The technique above is very useful for expelling a large amount of anger and resentment very quickly. Notice how you feel about the technique. Your reaction to the technique is a reflection of how you feel about releasing anger. For some, the technique can be frightening and overwhelming.  Others relish the idea of pummeling something, swearing and screaming.  Some people only want to scream.  Some people can't scream at all, or won't cuss.  And others give only wimpy taps with the bat. For some, the session goes on for ages until they are physically and emotionally drained. For others, the session lasts only a couple of minutes. Whatever you won't do, or had difficulty doing in that exercise, those are signals of your personal boundaries, your code of behavior. 

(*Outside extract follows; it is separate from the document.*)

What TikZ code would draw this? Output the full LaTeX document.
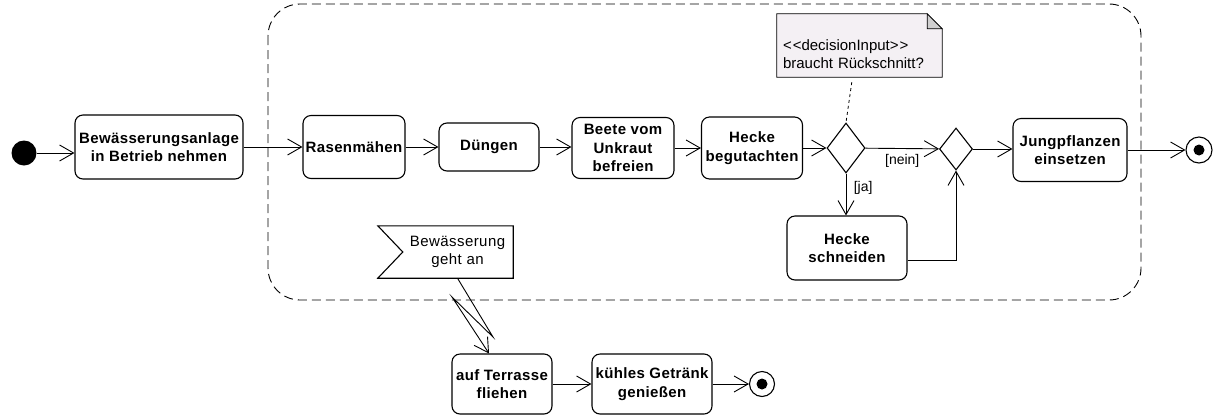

Keep in mind though that the boundaries are artificial boundaries - you make them, you can break them, you can make those boundaries flexible and healthy. You're in a safe environment - just you and the whiffle bat and the sofa. Nothing is going to break. No one is going to get hurt. Things can only get better. Now, in this safe environment, is the time to give yourself permission to shift energetically.  

Giving yourself permission to release your anger in a safe environment is a great step toward healing. Because you are replacing the person who triggered you with an inanimate object, and you are quickly releasing a large amount of energy in a safe environment, the technique shifts your attention away from the other person onto you. Participating in the experience energetically imprints itself on you, shoring up your personal boundaries and giving you confidence that you can take care of yourself in the future. And with that confidence of being able to work through your anger to identify and fulfill your needs, you are less likely to be triggered by other people.

And now let's shift to writing.  I'm curious. How do your characters deal with anger?